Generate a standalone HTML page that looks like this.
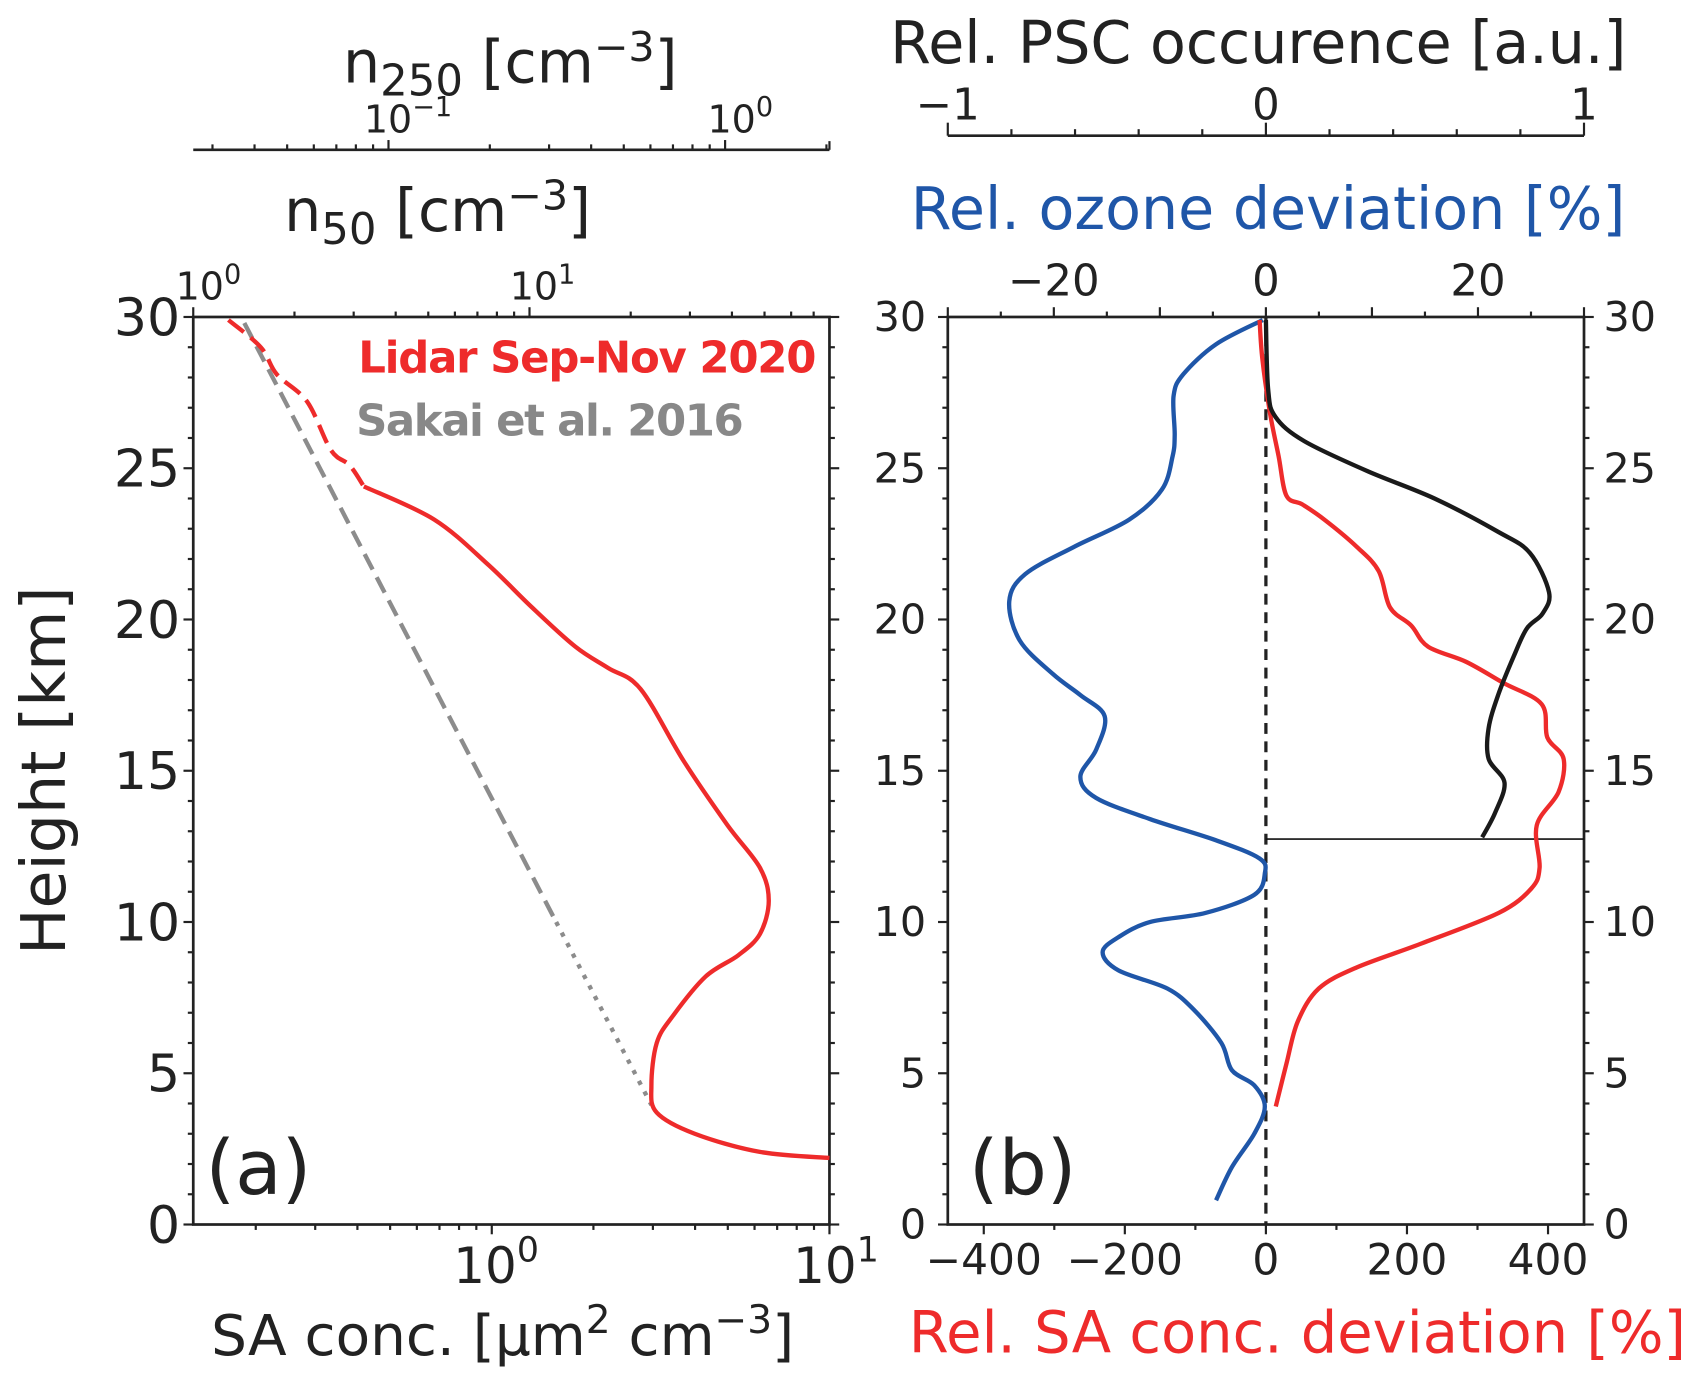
<!DOCTYPE html>
<html><head><meta charset="utf-8"><style>
html,body{margin:0;padding:0;background:#fff}
svg{display:block}
text{font-family:"DejaVu Sans","Liberation Sans",sans-serif;fill:#222}
</style></head><body>
<svg id="fig" width="1698" height="1383" viewBox="0 0 1564 1274" preserveAspectRatio="none" xmlns="http://www.w3.org/2000/svg">
<g id="g"></g>
</svg>
<script>
// ---- Panel (a) data ----
const lidarH = [29.9,29.0,28.1,27.2,25.6,25.1,24.4,23.3,21.8,20.4,19.1,18.4,17.7,15.3,13.2,11.8,10.7,9.6,8.9,8.2,6.9,6.0,4.6,3.7,3.0,2.4,2.2];
const lidarSA = [0.166,0.207,0.231,0.284,0.334,0.379,0.418,0.676,0.978,1.315,1.769,2.21,2.76,3.71,4.99,6.22,6.61,6.22,5.37,4.30,3.44,3.08,2.97,3.08,3.99,6.22,10];
const sakaiH = [29.8,3.95];
const sakaiSA = [0.185,2.97];
// ---- Panel (b) data ----
const ozoneH = [29.9,29.1,28.1,27.4,26.1,25.4,24.3,23.3,22.4,21.5,20.6,19.3,18.2,17.5,16.8,15.7,14.8,14.1,13.4,12.7,12.1,11.6,10.9,10.3,10.0,9.5,9.0,8.4,7.8,7.1,6.0,5.1,4.6,3.9,3.0,1.9,0.8];
const ozoneDev = [-0.3,-4.7,-7.8,-8.7,-8.6,-8.8,-9.8,-12.9,-18.1,-22.7,-24.2,-23.2,-20.1,-17.5,-15.2,-16.0,-17.5,-16.0,-10.9,-4.7,-0.6,-0.1,-1.1,-5.7,-10.9,-13.9,-15.4,-13.9,-9.3,-6.8,-4.2,-3.2,-1.1,-0.1,-1.1,-3.2,-4.7];
const saDevH = [29.9,28.6,26.8,25.4,24.1,23.8,23.3,22.4,21.6,20.4,19.8,19.1,18.6,17.9,17.2,16.1,15.4,14.3,13.2,11.8,11.1,10.3,9.3,8.5,7.8,6.7,5.3,3.9];
const saDev = [-9,-5,6,18,29,52,83,129,160,176,206,230,284,337,391,399,422,415,384,388,376,330,222,129,75,45,29,14];
const pscH = [29.9,27.6,26.7,25.9,24.9,24.0,22.9,22.2,20.9,20.2,19.7,18.8,17.5,16.4,15.4,14.6,13.6,12.8];
const pscOcc = [0,0.007,0.03,0.12,0.32,0.53,0.73,0.83,0.89,0.87,0.82,0.78,0.73,0.70,0.70,0.75,0.72,0.68];
const pscBase = 12.74;

const NS="http://www.w3.org/2000/svg";
const G=document.getElementById('g');
function mk(tag,attrs,parent){const e=document.createElementNS(NS,tag);for(const k in attrs)e.setAttribute(k,attrs[k]);(parent||G).appendChild(e);return e;}
function txt(s,x,y,size,anchor,fill,parent){const t=mk('text',{x:x,y:y,'font-size':size,'text-anchor':anchor||'middle'},parent);if(fill)t.style.fill=fill;t.innerHTML=s;return t;}

const TOP=292,BOT=1128;
const yH=h=>BOT-(h/30)*(BOT-TOP);
const aL=178,aR=764,bL=873,bR=1459;
const saMin=Math.log10(0.1306),saMax=1;
const xSA=v=>aL+(Math.log10(v)-saMin)/(saMax-saMin)*(aR-aL);
const n50Min=0,n50Max=Math.log10(78);
const xN50=v=>aL+(Math.log10(v)-n50Min)/(n50Max-n50Min)*(aR-aL);
const n250Min=-1.58,n250Max=0.31;
const xN250=v=>aL+(Math.log10(v)-n250Min)/(n250Max-n250Min)*(aR-aL);
const xDev=v=>bL+(v+451)/902*(bR-bL);
const xOz=v=>bL+(v+30)/60*(bR-bL);
const xPsc=v=>bL+(v+1)/2*(bR-bL);
const ln=(x1,y1,x2,y2,w,c,p)=>mk('line',{x1,y1,x2,y2,stroke:c||'#222','stroke-width':w||2},p);

function smooth(P){ // Catmull-Rom to cubic bezier
  let d='M'+P[0][0].toFixed(1)+','+P[0][1].toFixed(1);
  for(let i=0;i<P.length-1;i++){
    const p0=P[i-1]||P[i],p1=P[i],p2=P[i+1],p3=P[i+2]||P[i+1];
    const c1=[p1[0]+(p2[0]-p0[0])/6,p1[1]+(p2[1]-p0[1])/6];
    const c2=[p2[0]-(p3[0]-p1[0])/6,p2[1]-(p3[1]-p1[1])/6];
    d+=' C'+c1[0].toFixed(1)+','+c1[1].toFixed(1)+' '+c2[0].toFixed(1)+','+c2[1].toFixed(1)+' '+p2[0].toFixed(1)+','+p2[1].toFixed(1);
  }
  return d;
}
function P(xs,ys,fx){return xs.map((v,i)=>[fx(v),yH(ys[i])]);}

// ---- Panel a axes ----
const pa=mk('g',{});


mk('rect',{x:aL,y:TOP,width:aR-aL,height:BOT-TOP,fill:'none',stroke:'#222','stroke-width':2.5},pa);
for(let h=0;h<=30;h++){const y=yH(h);const maj=h%5==0;
 ln(aL,y,aL-(maj?9:5),y,2,'#222',pa);ln(aR,y,aR+(maj?9:5),y,2,'#222',pa);
 if(maj){const t=txt(String(h),aL-12,y+17,48,'end',null,pa);}}
for(let d=-1;d<=1;d++)for(let m=1;m<10;m++){const v=m*Math.pow(10,d);const lv=Math.log10(v);if(lv<saMin-1e-6||lv>saMax+1e-6)continue;const x=xSA(v);ln(x,BOT,x,BOT+(m==1?9:5),2,'#222',pa);}
txt('10<tspan dy="-20" font-size="32">0</tspan>',xSA(1)+4,1182,46,'middle',null,pa);
txt('10<tspan dy="-20" font-size="32">1</tspan>',xSA(10)+6,1182,46,'middle',null,pa);
const xat=txt('SA conc. [μm<tspan dy="-20" font-size="36">2</tspan><tspan dy="20"> cm</tspan><tspan dy="-20" font-size="36">−3</tspan><tspan dy="20">]</tspan>',463,1248,52,'middle',null,pa);

const yat=txt('Height [km]',0,0,57,'middle',null,pa);
yat.setAttribute('transform','translate(60,710) rotate(-90)');

for(let d=0;d<=1;d++)for(let m=1;m<10;m++){const v=m*Math.pow(10,d);if(Math.log10(v)>n50Max)continue;const x=xN50(v);ln(x,TOP,x,TOP-(m==1?9:5),2,'#222',pa);}
txt('10<tspan dy="-15" font-size="25">0</tspan>',xN50(1)+14,276,35,'middle',null,pa);
txt('10<tspan dy="-15" font-size="25">1</tspan>',xN50(10)+12,276,35,'middle',null,pa);
txt('n<tspan dy="12" font-size="40">50</tspan><tspan dy="-12"> [cm</tspan><tspan dy="-20" font-size="38">−3</tspan><tspan dy="20">]</tspan>',403,213,54,'middle',null,pa);
ln(aL,138,aR,138,2.5,'#222',pa);
for(let d=-2;d<=0;d++)for(let m=1;m<10;m++){const v=m*Math.pow(10,d);const lv=Math.log10(v);if(lv<n250Min||lv>n250Max)continue;const x=xN250(v);ln(x,138,x,138-(m==1?9:5),2,'#222',pa);}
ln(aR,138,aR,130,2,'#222',pa);
txt('10<tspan dy="-15" font-size="25">−1</tspan>',xN250(0.1)+18,122,35,'middle',null,pa);
txt('10<tspan dy="-15" font-size="25">0</tspan>',xN250(1)+14,122,35,'middle',null,pa);
txt('n<tspan dy="12" font-size="40">250</tspan><tspan dy="-12"> [cm</tspan><tspan dy="-20" font-size="38">−3</tspan><tspan dy="20">]</tspan>',470,76,54,'middle',null,pa);
// series a
const sk1=mk('polyline',{fill:'none',stroke:'#8c8c8c','stroke-width':4,'stroke-dasharray':'16,8'},pa);

const fr=(10-sakaiH[1])/(sakaiH[0]-sakaiH[1]);
const lsk=Math.log10(sakaiSA[1])+(Math.log10(sakaiSA[0])-Math.log10(sakaiSA[1]))*fr;
sk1.setAttribute('points',xSA(sakaiSA[0])+','+yH(sakaiH[0])+' '+xSA(Math.pow(10,lsk))+','+yH(10));
const sk2=mk('polyline',{points:xSA(Math.pow(10,lsk))+','+yH(10)+' '+xSA(sakaiSA[1])+','+yH(sakaiH[1]),fill:'none',stroke:'#8c8c8c','stroke-width':4,'stroke-dasharray':'4,7'},pa);

const li=lidarH.findIndex(h=>h<=24.4);
const l1=mk('path',{d:smooth(P(lidarSA.slice(0,li+1),lidarH.slice(0,li+1),xSA)),fill:'none',stroke:'#ee2b2b','stroke-width':4,'stroke-dasharray':'18,8'},pa);

const l2=mk('path',{d:smooth(P(lidarSA.slice(li),lidarH.slice(li),xSA)),fill:'none',stroke:'#ee2b2b','stroke-width':4,'stroke-linejoin':'round'},pa);

const lg1=txt('Lidar Sep-Nov 2020',752,343,40,'end','#ee2b2b',pa);lg1.setAttribute('font-weight','bold');lg1.setAttribute('textLength','422');lg1.setAttribute('font-family','Liberation Sans');

const lg2=txt('Sakai et al. 2016',685,401,40,'end','#888',pa);lg2.setAttribute('font-weight','bold');lg2.setAttribute('textLength','357');lg2.setAttribute('font-family','Liberation Sans');

const la=txt('(a)',238,1100,70,'middle',null,pa);

// ---- Panel b ----
const pb=mk('g',{});


mk('rect',{x:bL,y:TOP,width:bR-bL,height:BOT-TOP,fill:'none',stroke:'#222','stroke-width':2.5},pb);
for(let h=0;h<=30;h++){const y=yH(h);const maj=h%5==0;
 ln(bL,y,bL-(maj?9:5),y,2,'#222',pb);ln(bR,y,bR+(maj?9:5),y,2,'#222',pb);
 if(maj){txt(String(h),bL-20,y+13,38,'end',null,pb);txt(String(h),bR+18,y+13,38,'start',null,pb);}}
for(let v=-400;v<=400;v+=100){const x=xDev(v);ln(x,BOT,x,BOT+(v%200==0?9:5),2,'#222',pb);
 if(v%200==0)txt(String(v).replace('-','−'),x,1174,39,'middle',null,pb);}
const xbt=txt('Rel. SA conc. deviation [%]',1195,1246,53,'middle','#ee2b2b',pb);

for(let v=-30;v<=30;v+=5){const x=xOz(v);ln(x,TOP,x,TOP-(v%10==0?9:5),2,'#222',pb);
 if(v%20==0&&Math.abs(v)<30)txt(String(v).replace('-','−'),x,272,40,'middle',null,pb);}
const ot=txt('Rel. ozone deviation [%]',1168,211,54,'middle','#1f56a8',pb);

ln(bL,125,bR,125,2.5,'#222',pb);
for(let v=-1;v<=1.001;v+=0.2){const x=xPsc(v);const maj=Math.abs(Math.round(v)-v)<1e-6;ln(x,125,x,125-(maj?12:6),2,'#222',pb);}
[-1,0,1].forEach(v=>txt(String(v).replace('-','−'),xPsc(v),110,40,'middle',null,pb));
const pt=txt('Rel. PSC occurence [a.u.]',1159,58,54,'middle',null,pb);

const zl=mk('line',{x1:xDev(0),y1:TOP,x2:xDev(0),y2:BOT,stroke:'#222','stroke-width':3,'stroke-dasharray':'10,7'},pb);

const bl=mk('line',{x1:xPsc(0),y1:yH(pscBase),x2:bR,y2:yH(pscBase),stroke:'#111','stroke-width':1.5},pb);

const oz=mk('path',{d:smooth(P(ozoneDev,ozoneH,xOz)),fill:'none',stroke:'#1f56a8','stroke-width':4,'stroke-linejoin':'round'},pb);

const sd=mk('path',{d:smooth(P(saDev,saDevH,xDev)),fill:'none',stroke:'#ee2b2b','stroke-width':4,'stroke-linejoin':'round'},pb);

const ps=mk('path',{d:smooth(P(pscOcc,pscH,xPsc)),fill:'none',stroke:'#1a1a1a','stroke-width':4,'stroke-linejoin':'round'},pb);

const lb=txt('(b)',942,1100,70,'middle',null,pb);
</script>
</body></html>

* [EXERCISE DIRECTIONS]:
Repeat, with no pictures, each line from the beginning of the data through the line containing "const pscBase = 12.74;", inclusive.

* [RESPONSE TO THE EXERCISE]:
Generate a standalone HTML page that looks like this.
<!DOCTYPE html>
<html><head><meta charset="utf-8"><style>
html,body{margin:0;padding:0;background:#fff}
svg{display:block}
text{font-family:"DejaVu Sans","Liberation Sans",sans-serif;fill:#222}
</style></head><body>
<svg id="fig" width="1698" height="1383" viewBox="0 0 1564 1274" preserveAspectRatio="none" xmlns="http://www.w3.org/2000/svg">
<g id="g"></g>
</svg>
<script>
// ---- Panel (a) data ----
const lidarH = [29.9,29.0,28.1,27.2,25.6,25.1,24.4,23.3,21.8,20.4,19.1,18.4,17.7,15.3,13.2,11.8,10.7,9.6,8.9,8.2,6.9,6.0,4.6,3.7,3.0,2.4,2.2];
const lidarSA = [0.166,0.207,0.231,0.284,0.334,0.379,0.418,0.676,0.978,1.315,1.769,2.21,2.76,3.71,4.99,6.22,6.61,6.22,5.37,4.30,3.44,3.08,2.97,3.08,3.99,6.22,10];
const sakaiH = [29.8,3.95];
const sakaiSA = [0.185,2.97];
// ---- Panel (b) data ----
const ozoneH = [29.9,29.1,28.1,27.4,26.1,25.4,24.3,23.3,22.4,21.5,20.6,19.3,18.2,17.5,16.8,15.7,14.8,14.1,13.4,12.7,12.1,11.6,10.9,10.3,10.0,9.5,9.0,8.4,7.8,7.1,6.0,5.1,4.6,3.9,3.0,1.9,0.8];
const ozoneDev = [-0.3,-4.7,-7.8,-8.7,-8.6,-8.8,-9.8,-12.9,-18.1,-22.7,-24.2,-23.2,-20.1,-17.5,-15.2,-16.0,-17.5,-16.0,-10.9,-4.7,-0.6,-0.1,-1.1,-5.7,-10.9,-13.9,-15.4,-13.9,-9.3,-6.8,-4.2,-3.2,-1.1,-0.1,-1.1,-3.2,-4.7];
const saDevH = [29.9,28.6,26.8,25.4,24.1,23.8,23.3,22.4,21.6,20.4,19.8,19.1,18.6,17.9,17.2,16.1,15.4,14.3,13.2,11.8,11.1,10.3,9.3,8.5,7.8,6.7,5.3,3.9];
const saDev = [-9,-5,6,18,29,52,83,129,160,176,206,230,284,337,391,399,422,415,384,388,376,330,222,129,75,45,29,14];
const pscH = [29.9,27.6,26.7,25.9,24.9,24.0,22.9,22.2,20.9,20.2,19.7,18.8,17.5,16.4,15.4,14.6,13.6,12.8];
const pscOcc = [0,0.007,0.03,0.12,0.32,0.53,0.73,0.83,0.89,0.87,0.82,0.78,0.73,0.70,0.70,0.75,0.72,0.68];
const pscBase = 12.74;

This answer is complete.